With all this in mind, it seems most striking to me that if Obama can defeat Clinton in Iowa, he could stand to pick up many independent votes in New Hampshire and move up there against Clinton dramatically. However, should Obama fall short in Iowa, then voters excited by a possible winner in their state of New Hampshire may flock to McCain.

This leads to the conclusion that Iowa could prove devastating to the fortunes of Clinton and Romney, if they do not lead in the caucuses. With Clinton, it could puncture whatever aura of invincibility she has left. Indeed, a third place finish for Clinton in Iowa could, ultimately, mean an early end to her campaign. With Romney, especially considering his concentrated campaigning in Iowa, a loss to Huckabee there could prove very destructive to his ultimate chances.

It is too early, in my view, to be very definitive about what a Huckabee victory in Iowa might mean to him. He is so new a candidate, as far as the national consciousness goes, that there is no settled opinion about him at all, and he has said a few things in recent days, such as Pakistani illegal immigrants threatening the U.S., that do not make much sense. Voters' second thoughts about him might not be as favorable as their first. But in nationwide polls, Huckabee has, for the time being, moved into the front rank.

Campaign prediction is an art, and to be frank, despite my 40 years experience covering politics, and studying politics before that, in college, I was never all that good at it. There were election results I did predict accurately, especially the Ronald Reagan victory over Jimmy Carter in 1980. But that was easy. From the time Carter's attempt to rescue the American hostages in Iran failed on April 25 of that year, Carter was a goner.

Otherwise, my record is speckled, sometimes prone to wishful thinking. I felt sure Tom Bradley would win the mayoralty in Los Angeles in 1969, but Sam Yorty won with a bitterly racist campaign. I also felt Jerry Brown would win the governorship of California with a substantial margin in 1974, and he won only narrowly. In fact, I was so disappointed with the misleading results of a personal poll of voters I had conducted in several precincts that I halted all such personal polling and never did it again. The Republican candidate that year, Houston Flournoy, was disgusted with me. He felt my poll results may have helped Brown, and that he could well have won if they had not been prominently printed in the L.A. Times.

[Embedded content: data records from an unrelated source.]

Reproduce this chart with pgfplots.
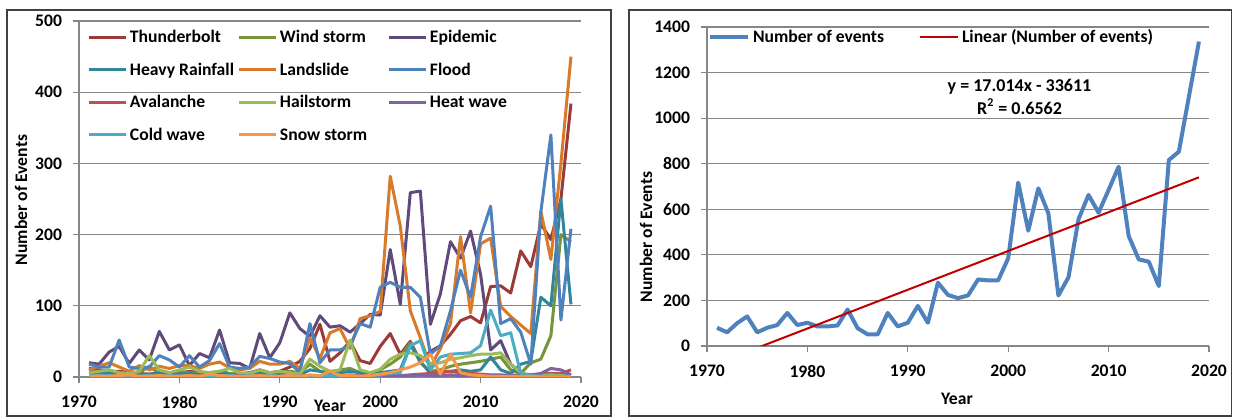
\documentclass[border=0pt]{standalone}
\usepackage{pgfplots}
\pgfplotsset{compat=1.18}
\usepackage{pgfplotstable}
\usepackage{fontspec}
\setmainfont{Carlito}
\definecolor{cThunder}{HTML}{9B3A37}
\definecolor{cWind}{HTML}{77933C}
\definecolor{cEpid}{HTML}{604A7B}
\definecolor{cHeavy}{HTML}{31859C}
\definecolor{cLand}{HTML}{D97A2B}
\definecolor{cFlood}{HTML}{4F81BD}
\definecolor{cAval}{HTML}{C0504D}
\definecolor{cHail}{HTML}{9BBB59}
\definecolor{cHeat}{HTML}{8064A2}
\definecolor{cCold}{HTML}{4BACC6}
\definecolor{cSnow}{HTML}{F79646}
\definecolor{cGrid}{HTML}{868686}
\definecolor{cFrame}{HTML}{404040}
\definecolor{cTrend}{HTML}{C00000}
\newcommand\ff{\bfseries\fontsize{8.8}{10}\selectfont}

\pgfplotstableread{
year thunder wind epid heavy land flood aval hail heat cold snow
1971 12 5 20 8 10 18 2 6 1 2 1
1972 10 6 18 6 15 14 1 8 1 1 1
1973 8 8 35 5 20 14 2 10 2 2 1
1974 8 5 43 6 14 52 1 6 1 1 2
1975 6 4 19 4 8 14 2 5 1 2 3
1976 5 6 38 3 16 12 1 8 2 1 1
1977 4 15 24 4 10 14 2 30 1 2 1
1978 6 5 64 5 15 30 1 10 1 1 2
1979 5 4 38 3 12 24 2 6 2 2 1
1980 5 8 45 4 16 14 1 10 1 1 1
1981 8 6 16 5 16 30 2 14 1 2 2
1982 6 5 33 3 12 14 1 8 1 1 1
1983 5 6 27 4 18 23 3 6 2 2 4
1984 6 8 66 8 21 47 2 8 1 1 2
1985 5 5 20 3 13 14 1 12 1 2 1
1986 4 4 19 2 10 12 2 6 1 1 1
1987 6 6 12 3 12 14 1 5 2 2 1
1988 10 8 61 5 22 29 2 10 1 1 2
1989 6 5 27 3 18 26 1 6 1 2 1
1990 8 6 48 4 18 21 2 8 2 1 1
1991 14 8 90 5 22 19 2 6 1 2 2
1992 22 6 68 3 12 7 1 4 1 1 1
1993 40 18 57 10 55 75 2 25 2 2 3
1994 74 8 86 8 26 20 2 15 1 1 2
1995 22 6 70 5 62 38 1 8 1 2 8
1996 34 10 72 6 68 38 2 10 2 1 2
1997 50 12 63 8 40 44 3 52 1 2 2
1998 23 6 75 6 82 75 2 10 2 1 1
1999 19 5 88 5 86 70 3 6 1 2 2
2000 43 10 87 6 92 126 2 11 2 3 4
2001 61 18 179 8 282 133 3 25 1 5 6
2002 32 28 102 10 212 126 2 32 2 6 10
2003 50 48 259 45 93 126 3 34 2 44 14
2004 22 20 261 22 55 112 4 30 3 51 20
2005 36 8 74 5 14 32 5 18 2 10 32
2006 44 10 117 6 40 44 8 20 2 28 4
2007 60 15 190 8 75 93 8 25 3 32 32
2008 79 18 167 10 197 150 6 27 2 33 6
2009 85 20 205 8 90 112 5 30 2 34 3
2010 76 22 144 10 187 197 4 32 2 44 2
2011 127 25 38 28 195 240 3 32 2 94 1
2012 128 28 51 10 99 75 3 34 2 58 1
2013 118 10 18 5 85 82 2 18 3 62 1
2014 177 5 5 18 73 63 2 6 2 5 1
2015 155 20 3 22 61 18 3 2 3 2 1
2016 215 25 3 112 233 232 4 2 5 1 0
2017 193 58 5 100 165 340 5 3 12 1 0
2018 250 200 4 250 300 80 5 2 10 1 0
2019 384 190 2 102 450 208 10 1 3 1 0
}\hazards

\pgfplotstableread{
year total
1971 80
1972 60
1973 100
1974 130
1975 60
1976 80
1977 92
1978 145
1979 92
1980 102
1981 86
1982 86
1983 90
1984 160
1985 78
1986 51
1987 51
1988 145
1989 86
1990 102
1991 176
1992 102
1993 278
1994 224
1995 210
1996 222
1997 292
1998 288
1999 288
2000 385
2001 717
2002 506
2003 692
2004 582
2005 222
2006 301
2007 556
2008 663
2009 585
2010 685
2011 787
2012 483
2013 380
2014 370
2015 263
2016 816
2017 853
2018 1095
2019 1336
}\totals

\pgfplotsset{
  chartbase/.style={
    scale only axis,
    anchor=south west,
    xmin=1970, xmax=2020, ymin=0,
    xtick={1970,1980,1990,2000,2010,2020},
    xticklabels={1970,1980,1990,2000,2010,2020},
    axis x line*=bottom, axis y line*=left,
    ymajorgrids,
    grid style={cGrid, line width=0.6pt},
    axis line style={cGrid, line width=0.6pt},
    tick style={cGrid, line width=0.6pt},
    tick align=outside, major tick length=3pt,
    tick label style={font=\ff, black},
    xticklabel style={yshift=-3pt},
    yticklabel style={xshift=-2pt},
    label style={font=\ff},
    xlabel={Year},
    legend style={draw=none, fill=none, inner sep=0pt, outer sep=0pt,
      font=\ff, column sep=0pt, row sep=10.6pt,
      nodes={inner sep=0pt, text height=5.7pt, text depth=0pt}},
    legend cell align=left,
    line join=round,
  },
}

\begin{document}
\begin{tikzpicture}[x=1pt,y=1pt]
\useasboundingbox (0,0) rectangle (616.5,208.5);
\draw[cFrame, line width=0.8pt] (3.5,0.4) rectangle (305.5,203.5);
\draw[cFrame, line width=0.8pt] (314.5,0.4) rectangle (615.8,203.5);

\begin{axis}[chartbase,
  at={(39.5pt,20pt)}, width=251pt, height=178pt,
  ymax=500, ytick={0,100,200,300,400,500},
  yticklabels={0,100,200,300,400,500},
  xlabel style={at={(axis description cs:0.5,-0.0815)}, anchor=center},
  ylabel={Number of Events},
  ylabel style={at={(axis description cs:-0.1155,0.497)}, anchor=center, rotate=0},
  legend columns=3,
  legend style={at={(axis description cs:0.0179,0.971)}, anchor=north west},
  legend image code/.code={\draw[#1] (0pt,0pt) -- (18.5pt,0pt);},
  every axis plot/.append style={line width=1.5pt},
]
\addplot[cThunder] table[x=year,y=thunder]{\hazards};
\addlegendentry{\makebox[55pt][l]{\hspace{1pt}Thunderbolt}}
\addplot[cWind] table[x=year,y=wind]{\hazards};
\addlegendentry{\makebox[55pt][l]{\hspace{1pt}Wind storm}}
\addplot[cEpid] table[x=year,y=epid]{\hazards};
\addlegendentry{\makebox[55pt][l]{\hspace{1pt}Epidemic}}
\addplot[cHeavy] table[x=year,y=heavy]{\hazards};
\addlegendentry{\makebox[55pt][l]{\hspace{1pt}Heavy Rainfall}}
\addplot[cLand] table[x=year,y=land]{\hazards};
\addlegendentry{\makebox[55pt][l]{\hspace{1pt}Landslide}}
\addplot[cFlood] table[x=year,y=flood]{\hazards};
\addlegendentry{\makebox[55pt][l]{\hspace{1pt}Flood}}
\addplot[cAval] table[x=year,y=aval]{\hazards};
\addlegendentry{\makebox[55pt][l]{\hspace{1pt}Avalanche}}
\addplot[cHail] table[x=year,y=hail]{\hazards};
\addlegendentry{\makebox[55pt][l]{\hspace{1pt}Hailstorm}}
\addplot[cHeat] table[x=year,y=heat]{\hazards};
\addlegendentry{\makebox[55pt][l]{\hspace{1pt}Heat wave}}
\addplot[cCold] table[x=year,y=cold]{\hazards};
\addlegendentry{\makebox[55pt][l]{\hspace{1pt}Cold wave}}
\addplot[cSnow] table[x=year,y=snow]{\hazards};
\addlegendentry{\makebox[55pt][l]{\hspace{1pt}Snow storm}}
\end{axis}

\begin{axis}[chartbase,
  at={(353.5pt,35.5pt)}, width=251pt, height=159.5pt,
  ymax=1400, ytick={0,200,400,600,800,1000,1200,1400},
  yticklabels={0,200,400,600,800,1000,1200,1400},
  xlabel style={at={(axis description cs:0.498,-0.166)}, anchor=center},
  ylabel={Number of Events},
  ylabel style={at={(axis description cs:-0.1215,0.342)}, anchor=center},
  legend columns=2,
  legend style={at={(axis description cs:0.002,0.9865)}, anchor=north west},
  legend image code/.code={\draw[#1] (0pt,0pt) -- (19pt,0pt);},
]
\addplot[cFlood, line width=2pt] table[x=year,y=total]{\totals};
\addlegendentry{\makebox[84.5pt][l]{\hspace{1.5pt}Number of events}}
\addplot[cTrend, line width=1pt] coordinates {(1971,-76.4) (2019,740.3)};
\addlegendentry{\makebox[84.5pt][l]{\hspace{1.5pt}Linear (Number of events)}}
\node[font=\bfseries\fontsize{9}{11.5}\selectfont, align=center, anchor=center]
  at (rel axis cs:0.6225,0.782) {y = 17.014x - 33611\\R\textsuperscript{2} = 0.6562};
\end{axis}
\end{tikzpicture}
\end{document}
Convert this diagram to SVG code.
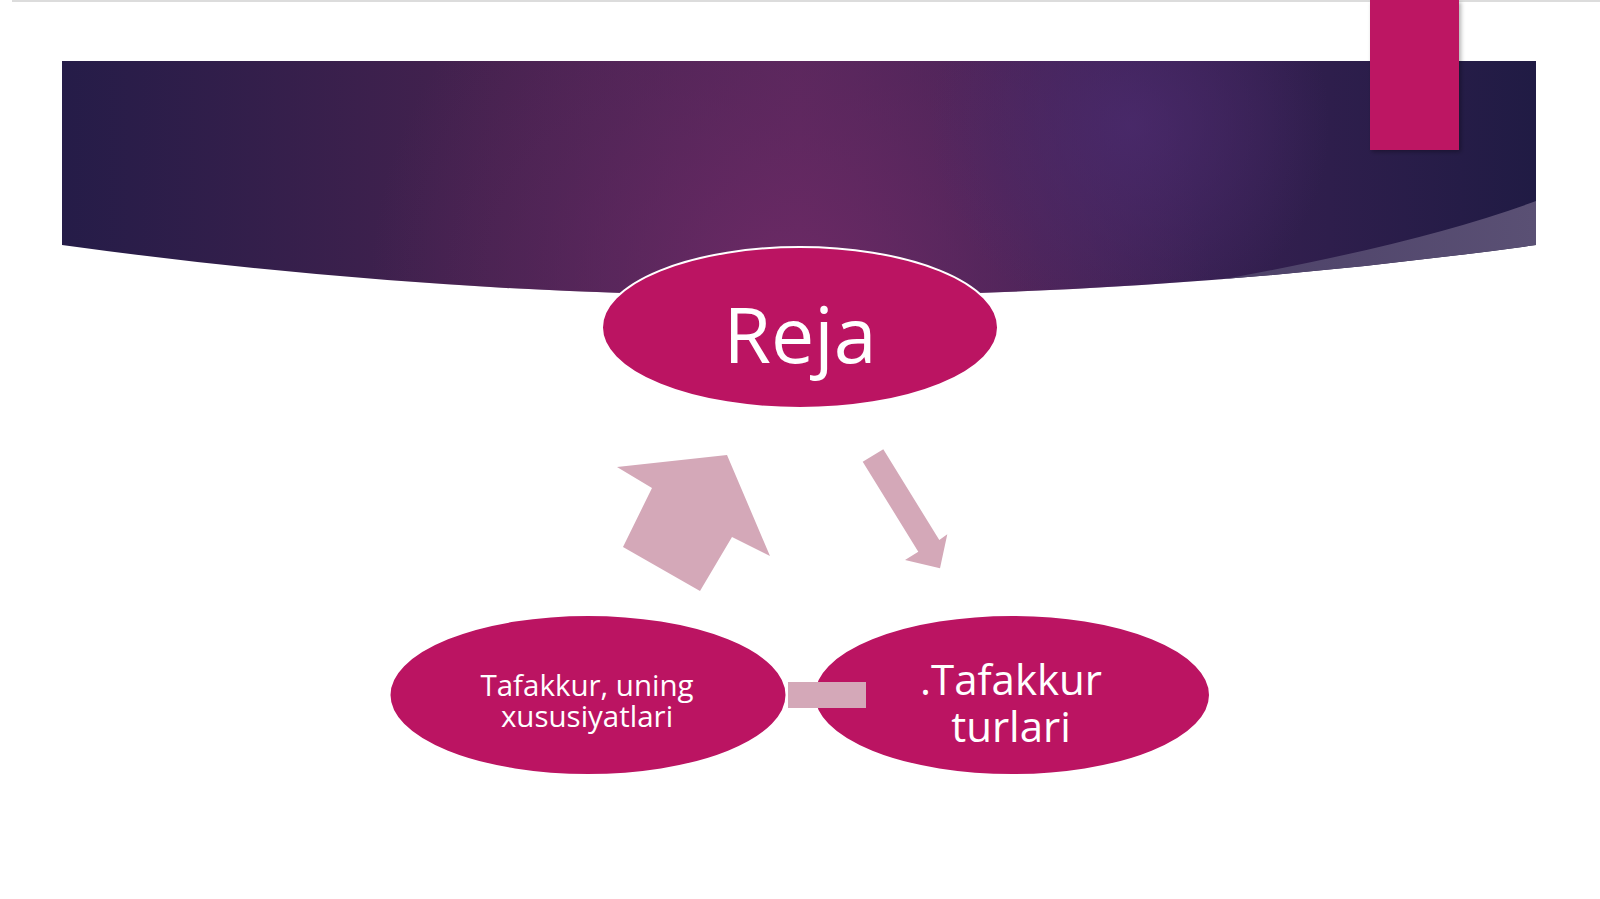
<svg xmlns="http://www.w3.org/2000/svg" width="1600" height="899" viewBox="0 0 1600 899">
  <defs>
    <style>
      .node { fill: #bb1462; stroke: #ffffff; stroke-width: 2; }
      .lbl { fill: #ffffff; font-family: "Open Sans", "Noto Sans", "Liberation Sans", sans-serif; text-anchor: middle; }
      .conn { fill: #d4a8b8; stroke: none; }
    </style>
    <linearGradient id="bannerBase" x1="0" y1="0" x2="1" y2="0">
      <stop offset="0" stop-color="#251c48"/>
      <stop offset="0.3" stop-color="#46224f"/>
      <stop offset="0.5" stop-color="#5a275c"/>
      <stop offset="0.72" stop-color="#3c2154"/>
      <stop offset="1" stop-color="#201b44"/>
    </linearGradient>
    <radialGradient id="glowCenter" cx="790" cy="290" r="420" gradientUnits="userSpaceOnUse">
      <stop offset="0" stop-color="#6e2a66" stop-opacity="0.95"/>
      <stop offset="0.6" stop-color="#5e2860" stop-opacity="0.4"/>
      <stop offset="1" stop-color="#5e2860" stop-opacity="0"/>
    </radialGradient>
    <radialGradient id="glowRight" cx="1130" cy="125" r="200" gradientUnits="userSpaceOnUse">
      <stop offset="0" stop-color="#4a2a6c" stop-opacity="0.85"/>
      <stop offset="1" stop-color="#4a2a6c" stop-opacity="0"/>
    </radialGradient>
    <linearGradient id="bandGrad" x1="1150" y1="0" x2="1536" y2="0" gradientUnits="userSpaceOnUse">
      <stop offset="0" stop-color="#4a3e66"/>
      <stop offset="1" stop-color="#5a5074"/>
    </linearGradient>
    <clipPath id="bannerClip">
      <path d="M62,61 H1536 V245 Q800,347 62,245 Z"/>
    </clipPath>
    <filter id="shadow" x="-20%" y="-20%" width="140%" height="140%">
      <feDropShadow dx="2" dy="2" stdDeviation="2" flood-color="#000000" flood-opacity="0.3"/>
    </filter>
  </defs>

  <rect x="0" y="0" width="1600" height="899" fill="#ffffff"/>
  <line x1="12" y1="1" x2="1600" y2="1" stroke="#dcdcdc" stroke-width="2"/>

  <g id="banner">
    <g clip-path="url(#bannerClip)">
      <rect x="62" y="61" width="1474" height="300" fill="url(#bannerBase)"/>
      <rect x="62" y="61" width="1474" height="300" fill="url(#glowCenter)"/>
      <rect x="62" y="61" width="1474" height="300" fill="url(#glowRight)"/>
      <path d="M1100,300 Q1390,255 1536,201 L1545,201 L1545,340 Z" fill="url(#bandGrad)"/>
    </g>
    <rect x="1370" y="0" width="89" height="150" fill="#bd1463" filter="url(#shadow)"/>
  </g>

  <g id="connectors">
    <polygon class="conn" points="617,467 727,455 770,556 732,537 700,591 623,547 652,488"/>
    <polygon class="conn" points="862.7,461.7 883.3,449.3 939.3,540 947.3,534.3 940,568.3 905,560 918.3,551.7"/>
  </g>

  <g id="node-reja">
    <ellipse class="node" cx="800" cy="327.5" rx="198" ry="80.5"/>
    <text class="lbl" x="800" y="363" font-size="77">Reja</text>
  </g>

  <g id="node-tafakkur">
    <ellipse class="node" cx="588" cy="695" rx="198.5" ry="80"/>
    <text class="lbl" font-size="29.5"><tspan x="587" y="696">Tafakkur, uning</tspan><tspan x="587" y="727">xususiyatlari</tspan></text>
  </g>

  <g id="node-turlari">
    <ellipse class="node" cx="1012" cy="695" rx="198" ry="80"/>
    <text class="lbl" font-size="42"><tspan x="1011" y="695">.Tafakkur</tspan><tspan x="1011" y="742">turlari</tspan></text>
  </g>

  <g id="link-rect">
    <rect class="conn" x="788" y="682" width="78" height="26"/>
  </g>
</svg>
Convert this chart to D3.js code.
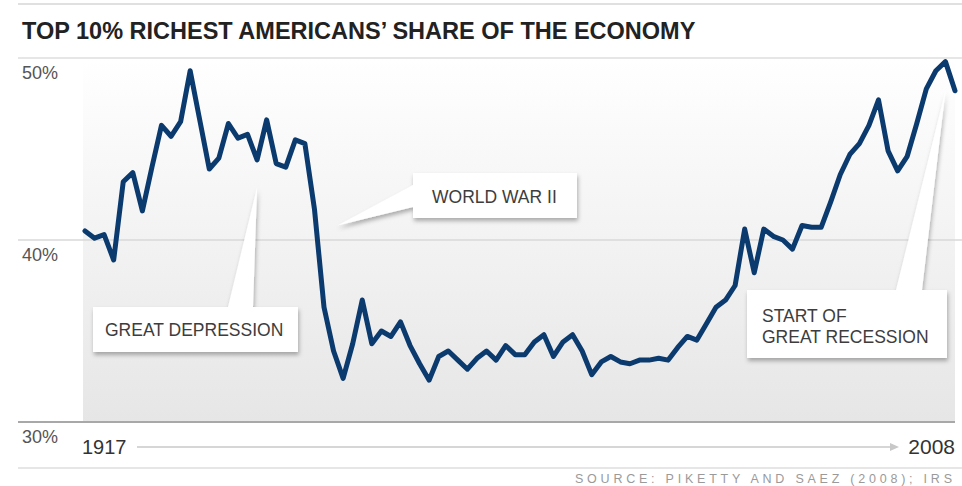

On the other hand, I've known some political experts who could, seemingly, predict elections with pinpoint accuracy. In the 1970 Alabama governorship race between George Wallace and Albert Brewer, three persons I knew in Alabama -- the Alabama Journal editorial page editor Ray Jenkins, the University of Alabama political science professor Donald Strong, and Wallace's press secretary, Bill Jones -- all independently predicted the results of the first round, and then the runoff, within 10,000 votes. Brewer won in the first round, getting a plurality in a multi-candidate field, but Wallace took the decisive second round, when he and Brewer were the only candidates on the ballot.

Also, I've found down through the years that David Broder of the Washington Post often was correct about elections. Broder was one of the first to say that Arnold Schwarzenegger would be elected governor of California in the Recall election, (and Los Angeles County Supervisor Zev Yaroslavsky also said that, quite early, as did Michael Berman, the political guru who is a brother of Rep. Howard Berman).

Broder now is high on Obama's chances and low on Clinton's. He wrote the other day that Obama's standard political campaign speech was a masterpiece. Broder was one of the first to identify former President Bill Clinton as a drawback to Hillary Clinton's campaign.

I found in California politics that Lu Haas, longtime aide of Sen. Alan Cranston, Los Angeles Times managing editors Frank Haven and George Cotliar, and National Editor Ed Guthman were often right on the money with their predictions.

On the other hand, when I was down South, there was a political editor at the Miami Herald by the name of McDermott who was unfailingly wrong about what the results in that state would be. If he said one of the two major candidates in a particular race was going to win, I learned to predict that the other would. That made me look better in that state.

The other night, my son David asked me who I thought would win the party nominations in 2008. I told him Clinton and McCain. Then, hours later, I read the Des Moines Register poll about Iowa, and thought I might have missed on Clinton. Her campaign in the Hawkeye state does not seem to have gone well, and a loss there could cost her, as I said above.

I've endorsed Obama and McCain and naturally hope they win. But to be a good political predictor, you can't allow personal likes and dislikes to interfere with the predictions. Maybe, I have not been as coldheartedly realistic, from time to time, as some of my detractors felt.